Van Mueller’s kind of success in the business could make one assume that he has always overflowed with confidence. The Wisconsin-based insurance icon qualified for MDRT’s Top of the Table in April for the 27th year in a row and he has 30-50 client appointments a week. But he told the Canada Sales Congress held in May that he was a terrible life insurance agent when he first started out despite receiving mentoring from some of the biggest names in the field.

“For the first 16 years I was in the business I was such a lousy insurance agent, that I’m pretty sure I’m the reason there’s compliance,” Mueller mused.

But he managed to turn around his business to the success he is today with one major learned skill: he knows how to ask questions, which puts the spotlight on the client, not him.

“The less there is about me and the more there is about my customers, the more successful I became. [With] simplification, not complication, the bigger the sales I had.”

Rehearse to improve

Mueller said most advisors practice their hobbies more than they practice their roles as financial advisors.
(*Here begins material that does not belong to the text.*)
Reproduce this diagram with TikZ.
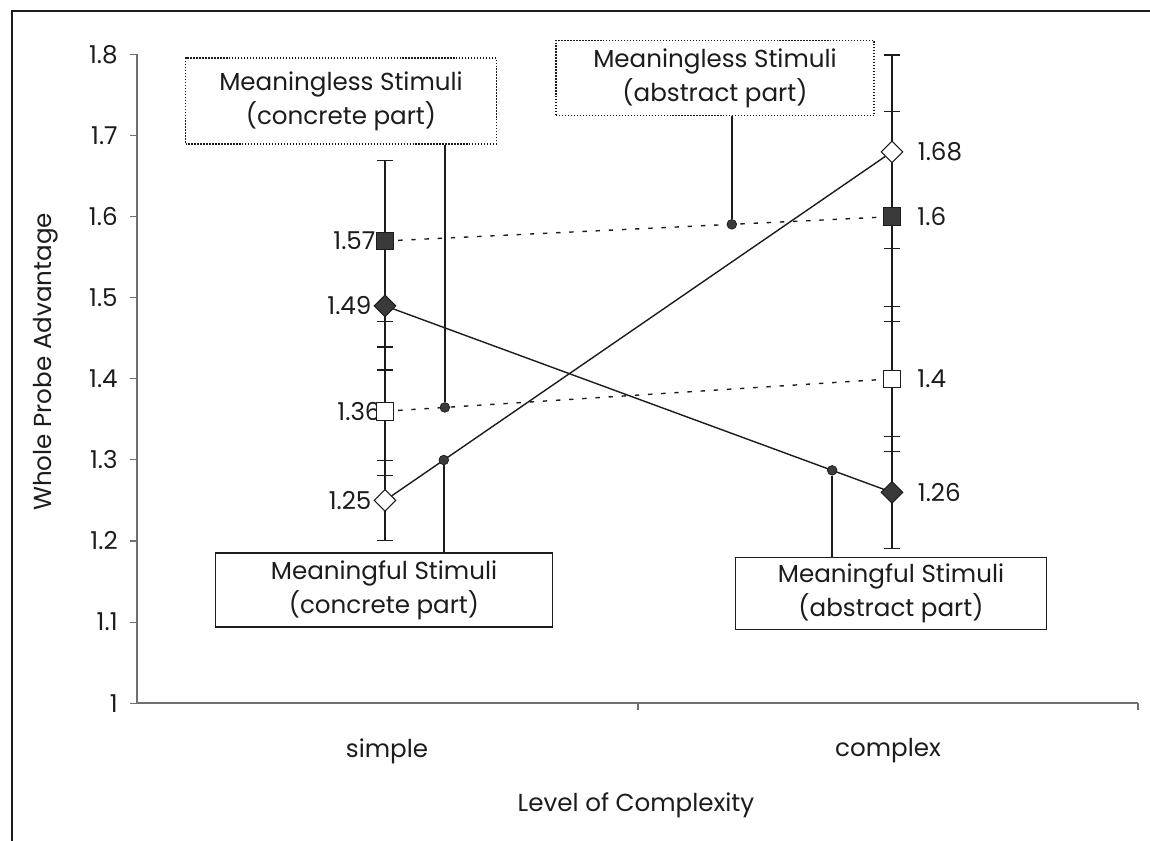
\documentclass[tikz,border=0pt]{standalone}
\usepackage{fontspec}
\setmainfont{Poppins}
\usepackage{xcolor}
\usepackage{tikz}
\usetikzlibrary{arrows.meta,positioning,calc,shapes.geometric,backgrounds}
\definecolor{Ink}{HTML}{1C1C1C}
\definecolor{Mark}{HTML}{3A3A3A}
\definecolor{AxisGray}{HTML}{707070}
\tikzset{
  chartframe/.style={draw=Ink,line width=1.1pt},
  axisline/.style={draw=AxisGray,line width=0.6pt},
  ticklabel/.style={font=\fontsize{14}{17}\selectfont,text=Ink,inner sep=0pt},
  vlabel/.style={ticklabel},
  errbar/.style={draw=Ink,line width=0.7pt,arrows={Bar[width=9pt]-Bar[width=9pt]}},
  series/.style={draw=Ink,line width=0.8pt},
  seriesdot/.style={series,dash pattern=on 2.5pt off 5pt},
  fsquare/.style={rectangle,draw=Ink,fill=Mark,line width=0.6pt,minimum size=10pt,inner sep=0pt},
  osquare/.style={fsquare,fill=white},
  fdiamond/.style={diamond,draw=Ink,fill=Mark,line width=0.6pt,minimum size=12.5pt,inner sep=0pt},
  odiamond/.style={fdiamond,fill=white},
  notebox/.style={draw=Ink,line width=0.7pt,fill=white,align=center,inner sep=0pt,
    font=\fontsize{14}{19.5}\selectfont,text=Ink},
  noteboxdot/.style={notebox,densely dotted},
  leader/.style={draw=Ink,line width=0.8pt},
  leaderdot/.style={circle,draw=Ink,fill=Mark,inner sep=0pt,minimum size=5.5pt}
}
\begin{document}
\begin{tikzpicture}[x=0.02cm,y=-0.02cm]
  \useasboundingbox (0,0) rectangle (1150,841);
  \draw[chartframe] (12,11) rectangle (1175,870);
  \draw[axisline] (137,54) -- (137,703) -- (1138,703);
  \draw[axisline] (638,703) -- (638,710) (1138,703) -- (1138,710);
  \begin{scope}[shift={(0,1514)},y=16.22cm]
    \foreach \v [count=\i] in {1,1.1,1.2,1.3,1.4,1.5,1.6,1.7,1.8}{
      \draw[axisline] (130,\v) -- (137,\v);
      \node[ticklabel,anchor=east] (tick\i) at (118,\v) {\v};
    }
    \node[odiamond] (od-s) at (385,1.25) {};
    \node[odiamond] (od-c) at (892,1.68) {};
    \node[fdiamond] (fd-s) at (385,1.49) {};
    \node[fdiamond] (fd-c) at (892,1.26) {};
    \node[osquare] (os-s) at (385,1.36) {};
    \node[osquare] (os-c) at (892,1.40) {};
    \node[fsquare] (fs-s) at (385,1.57) {};
    \node[fsquare] (fs-c) at (892,1.60) {};
    \begin{scope}[on background layer]
      \foreach \xx/\v/\e in {385/1.25/0.05,892/1.68/0.12,385/1.49/0.08,892/1.26/0.07,
                             385/1.36/0.08,892/1.40/0.09,385/1.57/0.10,892/1.60/0.13}
        \draw[errbar] (\xx,\v-\e) -- (\xx,\v+\e);
      \draw[series] (od-s.center) -- (od-c.center) coordinate[pos=0.116] (d3);
      \draw[series] (fd-s.center) -- (fd-c.center) coordinate[pos=0.882] (d4);
      \draw[seriesdot] (os-s.center) -- (os-c.center) coordinate[pos=0.118] (d1);
      \draw[seriesdot] (fs-s.center) -- (fs-c.center) coordinate[pos=0.684] (d2);
      \node[vlabel,left=1pt of od-s] (od-s-val) {1.25};
      \node[vlabel,left=1pt of fd-s] (fd-s-val) {1.49};
      \node[vlabel,left=-3pt of os-s] (os-s-val) {1.36};
      \node[vlabel,left=0pt of fs-s] (fs-s-val) {1.57};
    \end{scope}
    \node[vlabel,right=8pt of od-c] (od-c-val) {1.68};
    \node[vlabel,right=8pt of fd-c] (fd-c-val) {1.26};
    \node[vlabel,right=9pt of os-c] (os-c-val) {1.4};
    \node[vlabel,right=9pt of fs-c] (fs-c-val) {1.6};
  \end{scope}

  \node[ticklabel,rotate=90] (ytitle) at (46,362) {Whole Probe Advantage};
  \node[ticklabel] (cat-s) at (387,751) {simple};
  \node[ticklabel] (cat-c) at (888,751) {complex};
  \node[ticklabel] (xtitle) at (636,805) {Level of Complexity};

  \node[noteboxdot,minimum width=177pt,minimum height=49pt] (mlc) at (341,101) {Meaningless Stimuli\\(concrete part)};
  \node[noteboxdot,minimum width=181pt,minimum height=43pt] (mla) at (715,78) {Meaningless Stimuli\\(abstract part)};
  \node[notebox,minimum width=191.5pt,minimum height=42pt] (mfc) at (384,590) {Meaningful Stimuli\\(concrete part)};
  \node[notebox,minimum width=177pt,minimum height=41.4pt] (mfa) at (891,593.5) {Meaningful Stimuli\\(abstract part)};

  \node[leaderdot] (p1) at (d1) {};
  \node[leaderdot] (p2) at (d2) {};
  \node[leaderdot] (p3) at (d3) {};
  \node[leaderdot] (p4) at (d4) {};
  \draw[leader] (mlc.south -| p1) -- (p1);
  \draw[leader] (mla.south -| p2) -- (p2);
  \draw[leader] (mfc.north -| p3) -- (p3);
  \draw[leader] (mfa.north -| p4) -- (p4);
\end{tikzpicture}
\end{document}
And he suggested to the 1,200 insurance specialists attending the one-day conference that they rehearse asking questions to make them sound more conversational as opposed to a sales pitch, saying it will dramatically change their careers.

“The easiest way that I have learned to build self-esteem in myself, the fastest way to do it, is to do something for somebody else.”
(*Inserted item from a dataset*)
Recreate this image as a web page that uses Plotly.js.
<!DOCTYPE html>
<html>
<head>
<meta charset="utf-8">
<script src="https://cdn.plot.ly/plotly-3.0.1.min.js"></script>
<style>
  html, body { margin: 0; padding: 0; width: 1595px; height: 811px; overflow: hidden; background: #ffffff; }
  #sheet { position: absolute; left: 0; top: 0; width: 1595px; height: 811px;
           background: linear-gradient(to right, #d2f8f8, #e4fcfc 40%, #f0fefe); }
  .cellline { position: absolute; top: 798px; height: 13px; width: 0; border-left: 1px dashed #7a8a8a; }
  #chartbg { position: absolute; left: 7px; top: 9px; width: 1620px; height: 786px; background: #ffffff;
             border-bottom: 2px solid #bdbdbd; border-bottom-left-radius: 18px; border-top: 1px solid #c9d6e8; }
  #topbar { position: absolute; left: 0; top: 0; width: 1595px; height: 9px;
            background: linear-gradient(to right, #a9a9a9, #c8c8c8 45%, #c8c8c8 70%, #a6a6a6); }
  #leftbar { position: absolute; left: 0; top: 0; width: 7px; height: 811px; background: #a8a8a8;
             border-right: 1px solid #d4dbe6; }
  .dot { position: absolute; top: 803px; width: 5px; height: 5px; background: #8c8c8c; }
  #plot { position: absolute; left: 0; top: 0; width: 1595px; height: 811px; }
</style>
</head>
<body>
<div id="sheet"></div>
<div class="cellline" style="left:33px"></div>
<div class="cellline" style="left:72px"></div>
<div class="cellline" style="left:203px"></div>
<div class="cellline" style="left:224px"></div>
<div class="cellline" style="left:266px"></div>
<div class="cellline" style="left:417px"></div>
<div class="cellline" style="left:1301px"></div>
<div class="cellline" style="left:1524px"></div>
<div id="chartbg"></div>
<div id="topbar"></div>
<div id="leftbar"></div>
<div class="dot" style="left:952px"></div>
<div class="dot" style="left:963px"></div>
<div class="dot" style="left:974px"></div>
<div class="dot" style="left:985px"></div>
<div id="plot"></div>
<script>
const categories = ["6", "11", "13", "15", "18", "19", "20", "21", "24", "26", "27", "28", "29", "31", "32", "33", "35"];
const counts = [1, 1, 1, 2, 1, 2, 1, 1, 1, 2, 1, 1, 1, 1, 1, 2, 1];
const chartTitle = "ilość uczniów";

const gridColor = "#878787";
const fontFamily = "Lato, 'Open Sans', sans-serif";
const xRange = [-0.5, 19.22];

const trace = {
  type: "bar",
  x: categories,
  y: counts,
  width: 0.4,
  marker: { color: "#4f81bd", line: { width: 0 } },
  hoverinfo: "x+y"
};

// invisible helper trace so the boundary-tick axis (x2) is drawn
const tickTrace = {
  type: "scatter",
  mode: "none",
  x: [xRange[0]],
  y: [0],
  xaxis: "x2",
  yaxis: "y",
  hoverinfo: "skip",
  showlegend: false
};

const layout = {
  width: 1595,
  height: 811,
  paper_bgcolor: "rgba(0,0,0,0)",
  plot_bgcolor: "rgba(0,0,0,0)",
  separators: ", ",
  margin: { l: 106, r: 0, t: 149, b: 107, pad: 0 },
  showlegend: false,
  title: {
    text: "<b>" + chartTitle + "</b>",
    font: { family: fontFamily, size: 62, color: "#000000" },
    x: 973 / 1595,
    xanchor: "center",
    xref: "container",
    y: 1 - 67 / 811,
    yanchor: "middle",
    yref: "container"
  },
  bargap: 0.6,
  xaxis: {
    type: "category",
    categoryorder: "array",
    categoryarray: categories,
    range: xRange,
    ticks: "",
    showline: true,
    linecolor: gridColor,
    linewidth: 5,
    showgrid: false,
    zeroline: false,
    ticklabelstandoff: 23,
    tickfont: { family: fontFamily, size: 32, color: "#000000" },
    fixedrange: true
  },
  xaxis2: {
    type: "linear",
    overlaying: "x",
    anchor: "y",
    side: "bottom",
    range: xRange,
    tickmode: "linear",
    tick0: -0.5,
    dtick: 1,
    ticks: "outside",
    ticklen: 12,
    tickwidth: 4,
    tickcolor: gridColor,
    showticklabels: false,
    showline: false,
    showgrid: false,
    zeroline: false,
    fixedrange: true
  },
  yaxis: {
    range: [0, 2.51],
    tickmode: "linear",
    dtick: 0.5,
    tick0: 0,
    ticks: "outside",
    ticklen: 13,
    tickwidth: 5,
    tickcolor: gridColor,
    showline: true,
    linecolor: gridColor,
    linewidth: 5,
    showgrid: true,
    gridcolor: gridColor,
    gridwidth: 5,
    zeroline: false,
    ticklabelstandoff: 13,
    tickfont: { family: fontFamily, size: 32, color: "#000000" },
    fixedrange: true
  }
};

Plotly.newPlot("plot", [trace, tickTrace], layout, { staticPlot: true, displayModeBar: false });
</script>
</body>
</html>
Mueller said he has signed up many clients who have told him that he inspired them to take action by asking the questions no other advisor had ever posed before. In doing so, he said he became instantly referable.
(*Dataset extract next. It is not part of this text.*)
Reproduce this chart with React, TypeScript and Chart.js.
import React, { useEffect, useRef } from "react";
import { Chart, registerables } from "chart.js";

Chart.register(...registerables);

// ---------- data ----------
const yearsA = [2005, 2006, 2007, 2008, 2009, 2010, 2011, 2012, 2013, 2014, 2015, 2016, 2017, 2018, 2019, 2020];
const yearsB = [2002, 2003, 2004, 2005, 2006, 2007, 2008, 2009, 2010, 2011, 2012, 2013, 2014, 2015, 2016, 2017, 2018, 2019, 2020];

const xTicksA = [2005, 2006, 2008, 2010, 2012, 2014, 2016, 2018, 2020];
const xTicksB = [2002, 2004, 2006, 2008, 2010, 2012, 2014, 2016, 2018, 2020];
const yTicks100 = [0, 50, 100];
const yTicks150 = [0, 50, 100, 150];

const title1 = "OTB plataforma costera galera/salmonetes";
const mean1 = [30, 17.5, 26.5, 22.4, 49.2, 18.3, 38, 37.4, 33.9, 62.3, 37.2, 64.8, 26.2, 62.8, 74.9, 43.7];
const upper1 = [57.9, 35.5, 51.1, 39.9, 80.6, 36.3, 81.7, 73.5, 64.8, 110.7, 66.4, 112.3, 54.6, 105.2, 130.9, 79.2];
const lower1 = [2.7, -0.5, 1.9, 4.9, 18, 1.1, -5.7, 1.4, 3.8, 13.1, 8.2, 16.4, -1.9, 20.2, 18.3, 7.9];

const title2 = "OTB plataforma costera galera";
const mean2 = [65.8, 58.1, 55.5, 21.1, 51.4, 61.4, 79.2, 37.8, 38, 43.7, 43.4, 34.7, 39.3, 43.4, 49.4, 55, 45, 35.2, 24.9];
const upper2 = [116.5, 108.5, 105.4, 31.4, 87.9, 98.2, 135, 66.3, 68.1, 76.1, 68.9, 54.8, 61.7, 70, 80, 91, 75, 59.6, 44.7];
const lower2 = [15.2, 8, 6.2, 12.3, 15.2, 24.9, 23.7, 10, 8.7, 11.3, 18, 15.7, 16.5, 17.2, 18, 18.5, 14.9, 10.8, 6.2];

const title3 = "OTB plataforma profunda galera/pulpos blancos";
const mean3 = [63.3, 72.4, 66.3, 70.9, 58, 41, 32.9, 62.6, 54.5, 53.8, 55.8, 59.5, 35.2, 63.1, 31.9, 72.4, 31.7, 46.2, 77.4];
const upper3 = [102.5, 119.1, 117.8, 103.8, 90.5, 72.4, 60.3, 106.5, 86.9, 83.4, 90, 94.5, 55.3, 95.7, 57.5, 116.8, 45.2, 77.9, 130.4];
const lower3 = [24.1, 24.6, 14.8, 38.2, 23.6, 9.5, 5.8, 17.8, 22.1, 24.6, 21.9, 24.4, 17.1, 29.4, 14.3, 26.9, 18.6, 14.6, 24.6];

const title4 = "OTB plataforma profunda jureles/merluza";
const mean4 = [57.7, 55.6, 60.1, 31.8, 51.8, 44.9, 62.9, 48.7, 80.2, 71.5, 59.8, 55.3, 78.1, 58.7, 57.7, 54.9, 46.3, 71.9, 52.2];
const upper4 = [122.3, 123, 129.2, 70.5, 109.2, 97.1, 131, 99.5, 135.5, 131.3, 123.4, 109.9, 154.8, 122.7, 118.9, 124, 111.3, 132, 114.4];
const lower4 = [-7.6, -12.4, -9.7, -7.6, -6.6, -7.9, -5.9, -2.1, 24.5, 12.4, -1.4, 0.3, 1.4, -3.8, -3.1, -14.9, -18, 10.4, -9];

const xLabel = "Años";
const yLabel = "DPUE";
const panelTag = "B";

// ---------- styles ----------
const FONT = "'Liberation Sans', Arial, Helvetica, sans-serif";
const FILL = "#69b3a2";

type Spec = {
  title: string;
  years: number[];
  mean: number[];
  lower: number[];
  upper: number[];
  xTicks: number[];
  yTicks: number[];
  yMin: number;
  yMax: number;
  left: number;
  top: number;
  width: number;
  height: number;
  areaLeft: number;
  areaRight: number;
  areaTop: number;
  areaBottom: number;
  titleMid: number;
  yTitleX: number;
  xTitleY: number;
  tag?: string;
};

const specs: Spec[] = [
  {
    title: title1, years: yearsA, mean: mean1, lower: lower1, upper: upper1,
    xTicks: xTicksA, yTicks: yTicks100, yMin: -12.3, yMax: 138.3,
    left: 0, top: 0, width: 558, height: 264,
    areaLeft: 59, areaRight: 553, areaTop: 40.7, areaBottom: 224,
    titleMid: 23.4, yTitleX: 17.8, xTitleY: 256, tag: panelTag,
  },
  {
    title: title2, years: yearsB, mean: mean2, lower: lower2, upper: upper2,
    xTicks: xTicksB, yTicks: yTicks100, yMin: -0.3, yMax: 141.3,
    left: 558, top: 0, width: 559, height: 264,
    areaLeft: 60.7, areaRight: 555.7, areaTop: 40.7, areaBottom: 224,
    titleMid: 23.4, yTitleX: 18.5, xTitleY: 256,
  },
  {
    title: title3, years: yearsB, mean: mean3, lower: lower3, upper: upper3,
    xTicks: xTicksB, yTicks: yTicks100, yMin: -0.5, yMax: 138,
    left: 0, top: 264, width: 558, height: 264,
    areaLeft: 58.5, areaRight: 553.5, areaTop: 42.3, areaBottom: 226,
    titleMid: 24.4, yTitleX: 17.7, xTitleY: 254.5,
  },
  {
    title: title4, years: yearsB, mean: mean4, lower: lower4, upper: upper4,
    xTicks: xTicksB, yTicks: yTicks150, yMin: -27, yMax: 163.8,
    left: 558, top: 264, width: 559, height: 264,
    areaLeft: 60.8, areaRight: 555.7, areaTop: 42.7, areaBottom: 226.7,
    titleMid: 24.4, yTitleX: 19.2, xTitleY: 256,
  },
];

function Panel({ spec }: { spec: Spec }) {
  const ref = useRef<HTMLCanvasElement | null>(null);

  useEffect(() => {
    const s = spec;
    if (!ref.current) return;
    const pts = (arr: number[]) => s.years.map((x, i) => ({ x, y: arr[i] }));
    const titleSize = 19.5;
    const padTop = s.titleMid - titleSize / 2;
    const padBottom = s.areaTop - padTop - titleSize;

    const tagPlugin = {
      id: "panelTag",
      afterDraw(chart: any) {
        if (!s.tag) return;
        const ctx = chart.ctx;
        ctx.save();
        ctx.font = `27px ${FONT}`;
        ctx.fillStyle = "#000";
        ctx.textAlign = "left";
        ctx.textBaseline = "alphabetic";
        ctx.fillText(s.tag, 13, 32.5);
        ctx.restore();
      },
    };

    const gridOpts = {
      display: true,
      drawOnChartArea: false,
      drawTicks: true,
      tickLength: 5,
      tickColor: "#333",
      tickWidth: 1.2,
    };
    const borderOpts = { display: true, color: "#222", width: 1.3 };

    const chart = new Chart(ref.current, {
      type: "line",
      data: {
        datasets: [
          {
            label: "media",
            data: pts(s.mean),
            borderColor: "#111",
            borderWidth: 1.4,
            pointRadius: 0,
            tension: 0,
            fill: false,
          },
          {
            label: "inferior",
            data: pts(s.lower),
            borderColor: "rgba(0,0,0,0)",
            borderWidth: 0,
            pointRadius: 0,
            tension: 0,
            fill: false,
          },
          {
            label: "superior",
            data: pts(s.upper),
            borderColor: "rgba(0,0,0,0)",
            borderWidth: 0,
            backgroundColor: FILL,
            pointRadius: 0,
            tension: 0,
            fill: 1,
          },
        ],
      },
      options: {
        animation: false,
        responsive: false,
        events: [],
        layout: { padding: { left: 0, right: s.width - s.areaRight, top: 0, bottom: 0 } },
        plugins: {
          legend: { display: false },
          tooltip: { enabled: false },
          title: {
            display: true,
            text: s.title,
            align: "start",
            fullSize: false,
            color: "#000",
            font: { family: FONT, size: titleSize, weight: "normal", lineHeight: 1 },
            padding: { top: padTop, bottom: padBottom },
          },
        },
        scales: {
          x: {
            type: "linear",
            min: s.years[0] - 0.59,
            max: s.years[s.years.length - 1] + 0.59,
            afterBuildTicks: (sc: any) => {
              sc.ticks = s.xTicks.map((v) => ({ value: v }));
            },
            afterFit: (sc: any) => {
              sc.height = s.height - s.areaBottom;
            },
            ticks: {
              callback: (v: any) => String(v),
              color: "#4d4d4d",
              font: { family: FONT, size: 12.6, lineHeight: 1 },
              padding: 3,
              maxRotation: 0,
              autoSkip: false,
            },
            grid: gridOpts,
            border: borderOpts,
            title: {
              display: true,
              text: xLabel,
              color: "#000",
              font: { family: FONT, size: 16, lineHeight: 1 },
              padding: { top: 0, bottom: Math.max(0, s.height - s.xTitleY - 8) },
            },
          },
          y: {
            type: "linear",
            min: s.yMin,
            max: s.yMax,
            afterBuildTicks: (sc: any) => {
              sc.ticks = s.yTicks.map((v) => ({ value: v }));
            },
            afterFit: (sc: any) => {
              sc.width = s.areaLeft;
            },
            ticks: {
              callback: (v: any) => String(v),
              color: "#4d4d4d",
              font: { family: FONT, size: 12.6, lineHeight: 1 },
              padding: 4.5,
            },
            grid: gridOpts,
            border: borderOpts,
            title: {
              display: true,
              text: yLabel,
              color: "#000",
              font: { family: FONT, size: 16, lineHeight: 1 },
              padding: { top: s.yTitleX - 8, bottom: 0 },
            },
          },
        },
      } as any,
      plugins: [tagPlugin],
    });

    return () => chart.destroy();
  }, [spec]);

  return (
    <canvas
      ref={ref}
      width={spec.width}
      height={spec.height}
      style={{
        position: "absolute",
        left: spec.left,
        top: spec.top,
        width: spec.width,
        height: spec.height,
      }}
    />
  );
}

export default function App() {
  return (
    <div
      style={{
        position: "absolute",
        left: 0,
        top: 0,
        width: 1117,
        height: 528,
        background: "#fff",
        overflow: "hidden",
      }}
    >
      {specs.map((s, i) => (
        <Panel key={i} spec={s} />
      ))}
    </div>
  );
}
“There’s no such thing in our business as asking for referrals. It’s the biggest lie in the history of our business. The way to get referrals is by becoming referable. And the way you become referable is by asking people something nobody has ever asked them.”

He said he poses powerful and intriguing questions so as not to sell a client a product, but rather the concept that they can be in control of their financial futures. “That’s what they buy. They don’t buy policies.”

He suggested one way of doing this is to point out to clients that although it may be good that they’re living longer, there is increasing concern that neither the client nor the government will have the money to take care of them.

Mueller asks his clients: “Do you want to be rich or do you want to have an absolute, positive guarantee that you will never be poor? The clients always say: ‘I want a guarantee that I will never be poor.’ What if I can show you a way that should you completely run out of money you would never run out of income? In these uncertain times, that is the most important information you will get your hands on.”

Asking questions is also the way Tom Hegna, an Arizona advisor, author and speaker, said financial advisors will succeed.

Tell stories

The retirement income expert and author of four books said insurance is not a knowledge business – rather, he said, it is a language and a stories business. “You want to increase your production? Work on your words, work on your questions, work on your stories.”

And even then, pick and choose your words, so you’re not the one doing the talking all the time. “Don’t talk so much – telling is not selling, listening is selling; asking questions is selling. What they say is way more important than what you say.”

Hegna provided some words of guidance to the financial advisors about what he points out to his retiree clients:

  • Cover your basic expenses with guaranteed lifetime income with an annuity that will cover all sorts of risk, including longevity, deflation and market risk.
  • Optimize by laddering guaranteed income.
  • Have a plan for long-term care insurance because the costs can virtually wipe out a person’s bank account.
  • Buying life insurance is one of the most efficient ways of passing on money because it’s non-taxable. Don’t forget to insure the non-working spouse because that person brings a lot to the family. It’s also important to insure children and grandchildren because if they die, it will take the parents a long time to recuperate.

Answering two tearful questions from his young granddaughter reminded Stephen Pustai of why he became involved in the insurance industry.

The Burlington, Ontario-based advisor who is a diamond member of the Million Dollar Round Table Foundation Canada, was set to retire and hand over his clients to his son Rob, when his son died suddenly of a heart attack.

Rob’s young daughter approached him and asked whether she and her mother would still have a home and whether she would be able to go to university now that her father had died.

“I was thankful for the financial principles my son Rob and I share because his forethought allowed me to reassure my beautiful granddaughter that yes, she would suffer from the loss of her father, but she would not have to suffer through the loss of her home or her education. Life insurance allowed Rob to financially prepare his family for life without him.”

More than a career

Pustai, who has been in the business for more than 60 years, said he has seen over the years how beneficial life insurance is to clients.

“The life insurance business is more than just a career for me – it’s an article of faith – how we impact people’s lives for the better.”